:: Task brief ::
In the listing that follows, count each line containing the string "this" and report only the count.

Plotting code records:
##############################
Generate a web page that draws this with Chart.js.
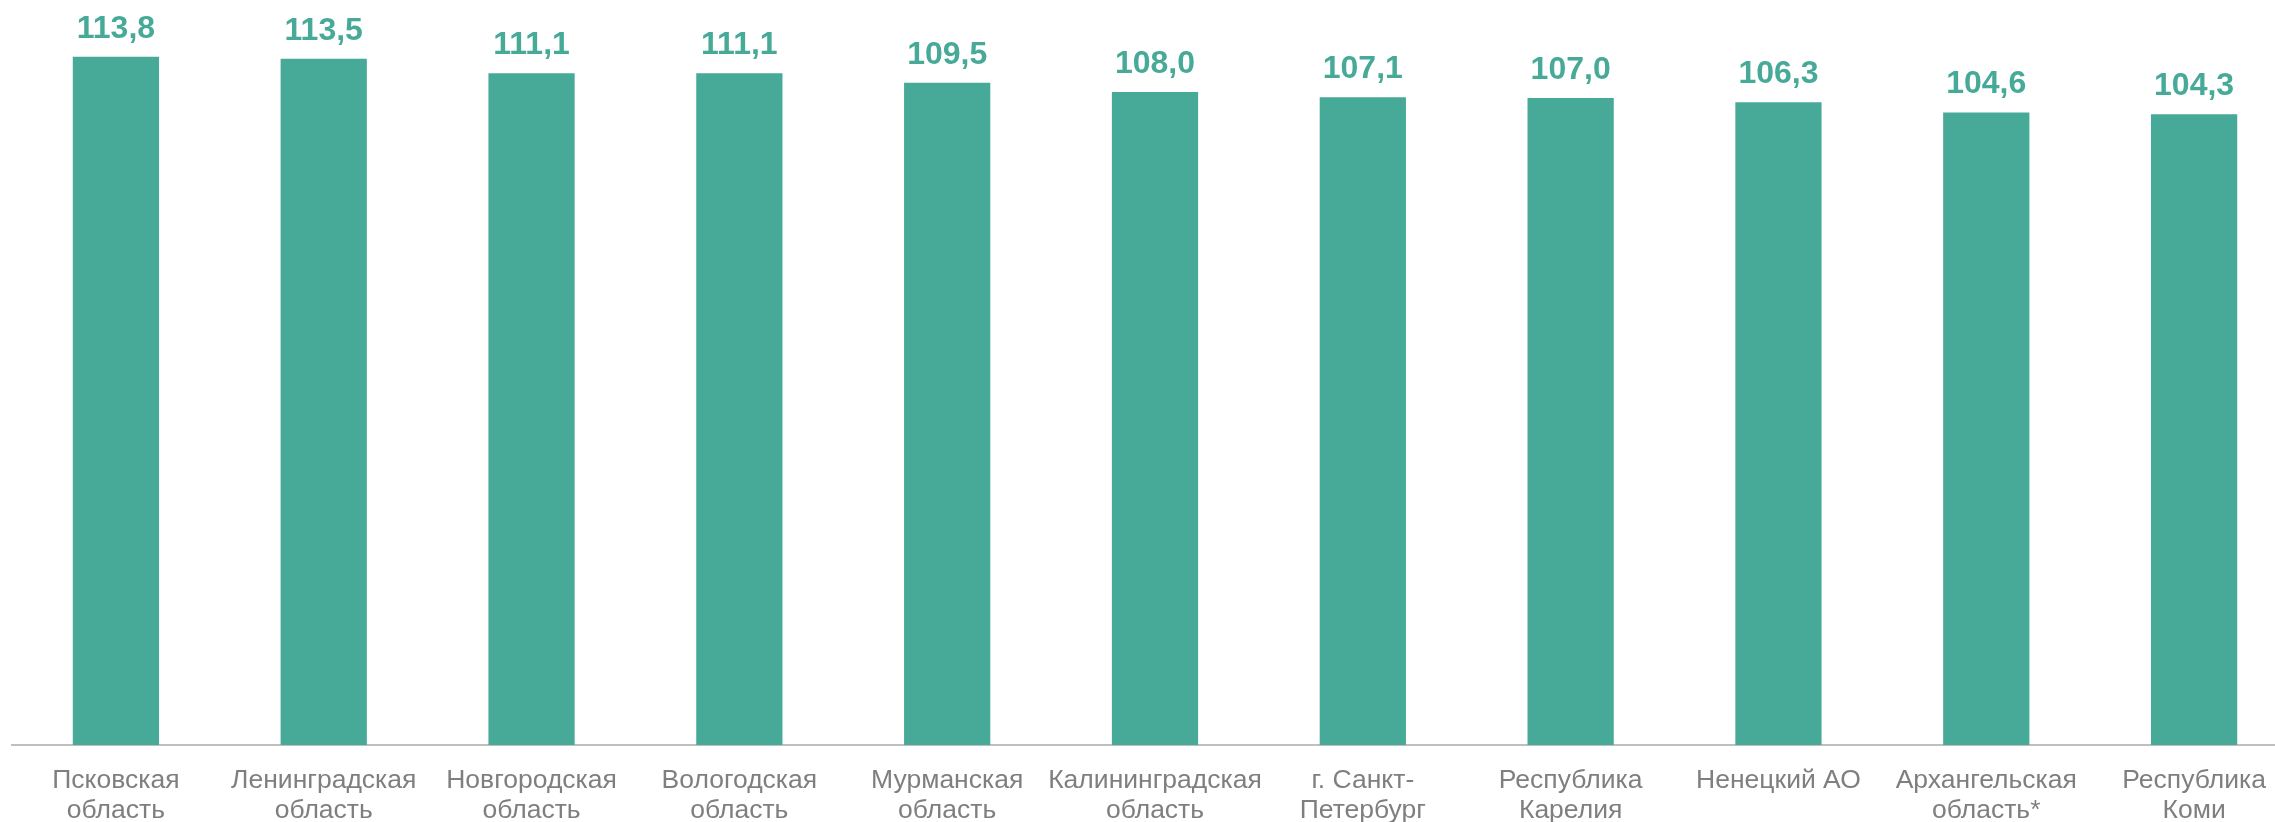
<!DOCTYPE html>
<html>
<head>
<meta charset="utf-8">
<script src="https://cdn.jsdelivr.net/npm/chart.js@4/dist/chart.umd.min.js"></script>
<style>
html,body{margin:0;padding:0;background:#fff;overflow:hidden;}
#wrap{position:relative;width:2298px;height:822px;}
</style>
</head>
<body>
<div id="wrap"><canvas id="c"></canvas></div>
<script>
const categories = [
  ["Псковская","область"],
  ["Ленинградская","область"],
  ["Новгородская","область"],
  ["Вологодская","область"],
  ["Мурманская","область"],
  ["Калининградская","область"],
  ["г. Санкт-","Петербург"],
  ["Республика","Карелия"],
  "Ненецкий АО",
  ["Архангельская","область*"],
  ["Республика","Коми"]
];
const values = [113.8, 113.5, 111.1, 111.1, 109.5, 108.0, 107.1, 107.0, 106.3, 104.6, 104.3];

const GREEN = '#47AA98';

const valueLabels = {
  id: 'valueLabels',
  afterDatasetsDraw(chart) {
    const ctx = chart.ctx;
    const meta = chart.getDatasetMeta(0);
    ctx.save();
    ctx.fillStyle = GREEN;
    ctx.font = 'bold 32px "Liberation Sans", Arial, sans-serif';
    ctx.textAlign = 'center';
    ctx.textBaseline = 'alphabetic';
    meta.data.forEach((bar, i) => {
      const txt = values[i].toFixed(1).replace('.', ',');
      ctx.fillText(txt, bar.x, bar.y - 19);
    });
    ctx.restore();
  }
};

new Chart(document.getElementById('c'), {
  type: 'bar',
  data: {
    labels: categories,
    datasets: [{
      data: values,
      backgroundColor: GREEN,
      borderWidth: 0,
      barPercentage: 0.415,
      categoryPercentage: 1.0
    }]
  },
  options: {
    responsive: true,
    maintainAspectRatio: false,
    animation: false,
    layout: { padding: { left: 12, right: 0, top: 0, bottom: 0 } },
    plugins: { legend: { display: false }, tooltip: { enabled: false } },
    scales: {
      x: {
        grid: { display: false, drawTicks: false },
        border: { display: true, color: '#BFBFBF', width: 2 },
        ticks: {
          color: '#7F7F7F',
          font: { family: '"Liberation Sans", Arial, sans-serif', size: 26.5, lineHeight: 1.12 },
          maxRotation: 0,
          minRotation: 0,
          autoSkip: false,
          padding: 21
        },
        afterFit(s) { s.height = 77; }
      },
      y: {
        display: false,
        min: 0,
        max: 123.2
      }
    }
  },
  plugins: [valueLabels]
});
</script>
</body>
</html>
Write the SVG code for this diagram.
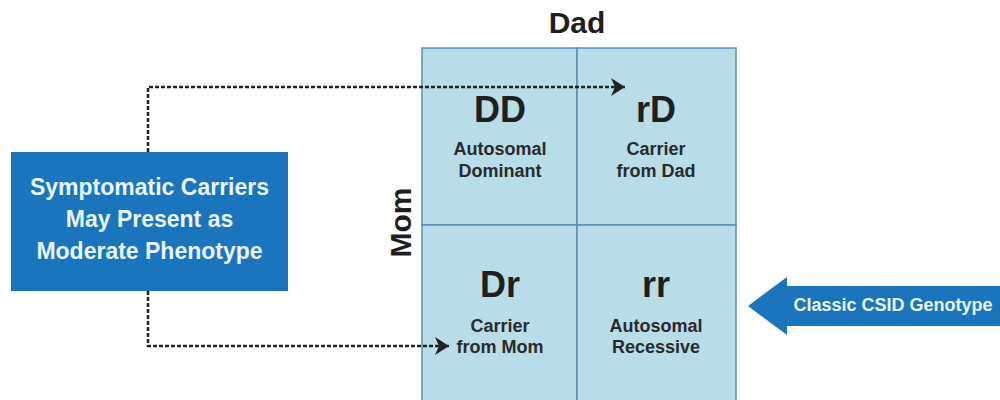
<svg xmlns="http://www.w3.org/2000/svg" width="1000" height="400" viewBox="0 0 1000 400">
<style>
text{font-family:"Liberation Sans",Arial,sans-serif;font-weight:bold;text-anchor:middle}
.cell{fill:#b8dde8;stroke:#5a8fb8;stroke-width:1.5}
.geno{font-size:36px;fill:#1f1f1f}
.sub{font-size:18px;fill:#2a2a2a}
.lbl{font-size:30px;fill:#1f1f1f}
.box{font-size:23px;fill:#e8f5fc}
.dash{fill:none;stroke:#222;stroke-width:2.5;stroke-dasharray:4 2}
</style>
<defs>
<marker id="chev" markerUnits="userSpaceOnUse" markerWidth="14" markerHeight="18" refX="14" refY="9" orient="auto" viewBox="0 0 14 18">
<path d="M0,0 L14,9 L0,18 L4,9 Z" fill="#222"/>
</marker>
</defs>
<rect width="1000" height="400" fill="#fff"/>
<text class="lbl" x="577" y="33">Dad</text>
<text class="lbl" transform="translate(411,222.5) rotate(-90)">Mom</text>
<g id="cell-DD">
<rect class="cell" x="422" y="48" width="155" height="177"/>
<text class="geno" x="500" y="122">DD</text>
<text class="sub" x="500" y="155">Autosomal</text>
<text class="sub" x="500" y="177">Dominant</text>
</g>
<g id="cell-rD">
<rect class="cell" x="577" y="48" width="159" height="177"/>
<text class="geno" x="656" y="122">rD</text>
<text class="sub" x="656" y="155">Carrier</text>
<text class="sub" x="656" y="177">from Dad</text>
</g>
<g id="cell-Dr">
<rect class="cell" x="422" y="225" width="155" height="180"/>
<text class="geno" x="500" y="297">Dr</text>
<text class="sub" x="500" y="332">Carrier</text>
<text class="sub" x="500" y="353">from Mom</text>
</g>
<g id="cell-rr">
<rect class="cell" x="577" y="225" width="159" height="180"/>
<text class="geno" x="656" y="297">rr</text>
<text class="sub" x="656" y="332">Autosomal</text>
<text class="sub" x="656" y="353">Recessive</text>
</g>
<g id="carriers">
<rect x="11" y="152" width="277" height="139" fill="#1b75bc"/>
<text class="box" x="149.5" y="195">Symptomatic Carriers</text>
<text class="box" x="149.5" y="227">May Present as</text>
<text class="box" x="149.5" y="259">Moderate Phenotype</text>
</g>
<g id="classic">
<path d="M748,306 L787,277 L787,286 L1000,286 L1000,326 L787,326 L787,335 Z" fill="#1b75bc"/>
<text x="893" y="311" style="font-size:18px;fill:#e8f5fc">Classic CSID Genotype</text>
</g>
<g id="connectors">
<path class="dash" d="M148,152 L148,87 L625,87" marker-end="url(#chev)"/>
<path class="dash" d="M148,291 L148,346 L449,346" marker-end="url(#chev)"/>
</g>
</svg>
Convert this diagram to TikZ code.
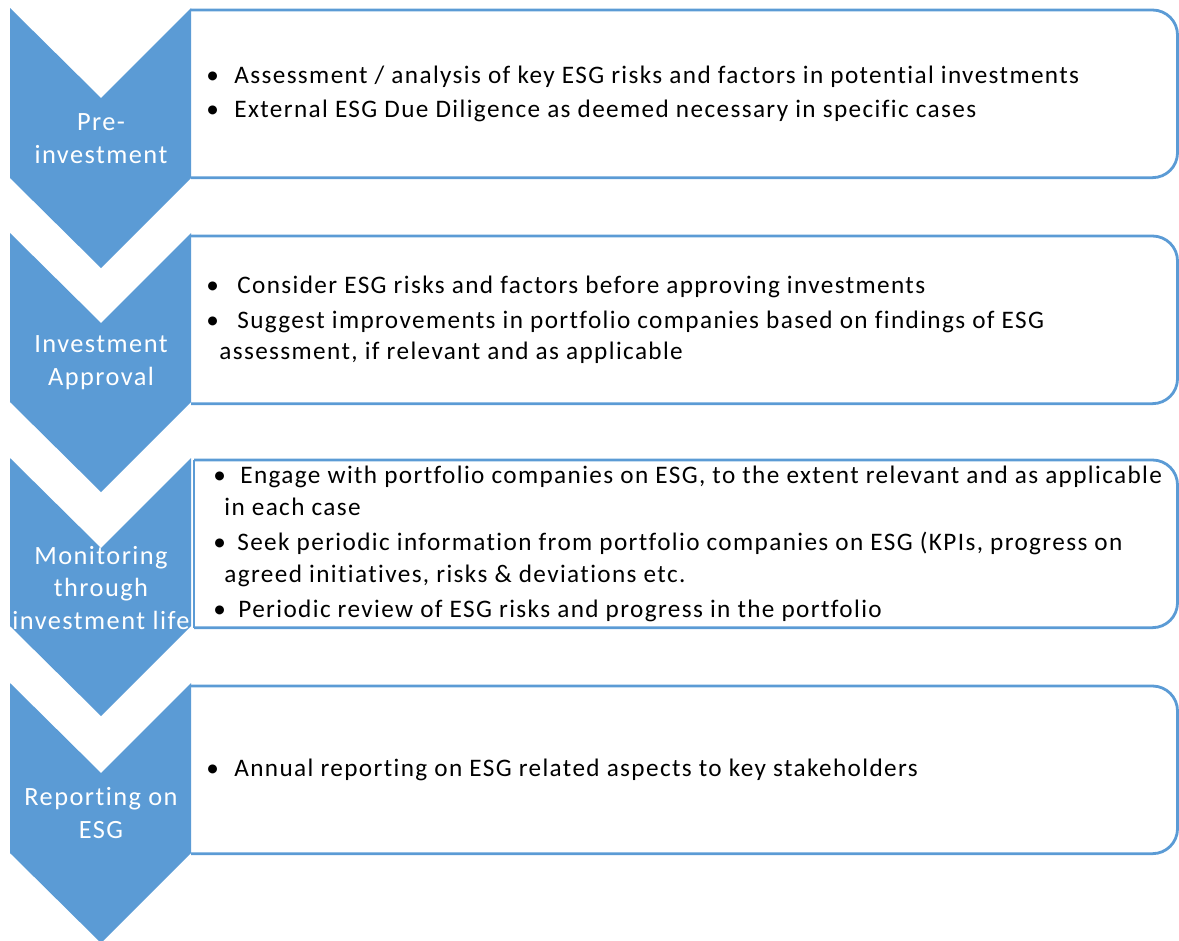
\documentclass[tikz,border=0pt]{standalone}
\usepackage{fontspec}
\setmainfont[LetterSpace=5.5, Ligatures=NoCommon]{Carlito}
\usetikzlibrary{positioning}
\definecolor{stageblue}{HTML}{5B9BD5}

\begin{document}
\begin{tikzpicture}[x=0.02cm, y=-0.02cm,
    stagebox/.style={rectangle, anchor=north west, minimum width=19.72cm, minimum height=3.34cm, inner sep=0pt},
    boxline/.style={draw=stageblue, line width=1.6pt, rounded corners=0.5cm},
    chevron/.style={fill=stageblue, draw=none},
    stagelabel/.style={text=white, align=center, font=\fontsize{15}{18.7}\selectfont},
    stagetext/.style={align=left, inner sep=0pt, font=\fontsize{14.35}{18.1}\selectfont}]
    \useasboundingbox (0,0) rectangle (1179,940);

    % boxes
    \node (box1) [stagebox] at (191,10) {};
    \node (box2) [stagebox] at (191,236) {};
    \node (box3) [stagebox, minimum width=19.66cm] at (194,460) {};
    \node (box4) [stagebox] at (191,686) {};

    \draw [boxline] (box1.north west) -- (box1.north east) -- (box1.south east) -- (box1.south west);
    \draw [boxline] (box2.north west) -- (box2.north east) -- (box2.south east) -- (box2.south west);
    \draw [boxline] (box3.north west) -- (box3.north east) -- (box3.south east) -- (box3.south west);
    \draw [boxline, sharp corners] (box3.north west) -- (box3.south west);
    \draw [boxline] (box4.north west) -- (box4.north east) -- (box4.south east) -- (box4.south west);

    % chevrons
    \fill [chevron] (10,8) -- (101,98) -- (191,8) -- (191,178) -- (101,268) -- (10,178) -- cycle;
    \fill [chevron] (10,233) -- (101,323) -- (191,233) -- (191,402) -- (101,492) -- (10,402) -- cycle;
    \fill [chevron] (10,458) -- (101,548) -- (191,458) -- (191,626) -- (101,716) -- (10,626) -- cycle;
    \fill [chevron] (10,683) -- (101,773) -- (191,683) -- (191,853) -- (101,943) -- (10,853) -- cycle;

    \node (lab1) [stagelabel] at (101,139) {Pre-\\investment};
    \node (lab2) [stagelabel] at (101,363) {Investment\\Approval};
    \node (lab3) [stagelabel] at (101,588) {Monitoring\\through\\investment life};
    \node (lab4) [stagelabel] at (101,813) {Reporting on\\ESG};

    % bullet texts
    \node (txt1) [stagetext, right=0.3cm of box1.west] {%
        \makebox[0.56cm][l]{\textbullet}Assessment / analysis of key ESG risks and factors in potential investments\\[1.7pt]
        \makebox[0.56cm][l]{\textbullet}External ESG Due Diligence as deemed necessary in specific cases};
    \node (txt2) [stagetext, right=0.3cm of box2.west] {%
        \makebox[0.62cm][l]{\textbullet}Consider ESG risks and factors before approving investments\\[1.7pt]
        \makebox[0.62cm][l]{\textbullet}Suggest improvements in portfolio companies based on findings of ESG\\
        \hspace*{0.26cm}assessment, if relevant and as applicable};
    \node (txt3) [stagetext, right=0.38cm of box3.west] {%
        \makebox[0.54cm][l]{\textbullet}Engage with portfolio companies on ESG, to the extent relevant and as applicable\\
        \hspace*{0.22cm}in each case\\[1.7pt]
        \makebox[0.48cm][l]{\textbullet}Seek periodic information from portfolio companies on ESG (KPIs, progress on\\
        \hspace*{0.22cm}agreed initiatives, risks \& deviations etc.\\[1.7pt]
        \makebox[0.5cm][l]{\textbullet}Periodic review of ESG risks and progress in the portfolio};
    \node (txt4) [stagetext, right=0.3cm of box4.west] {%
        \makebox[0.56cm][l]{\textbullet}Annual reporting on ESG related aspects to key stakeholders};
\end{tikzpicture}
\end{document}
##############################
:: Task result ::
3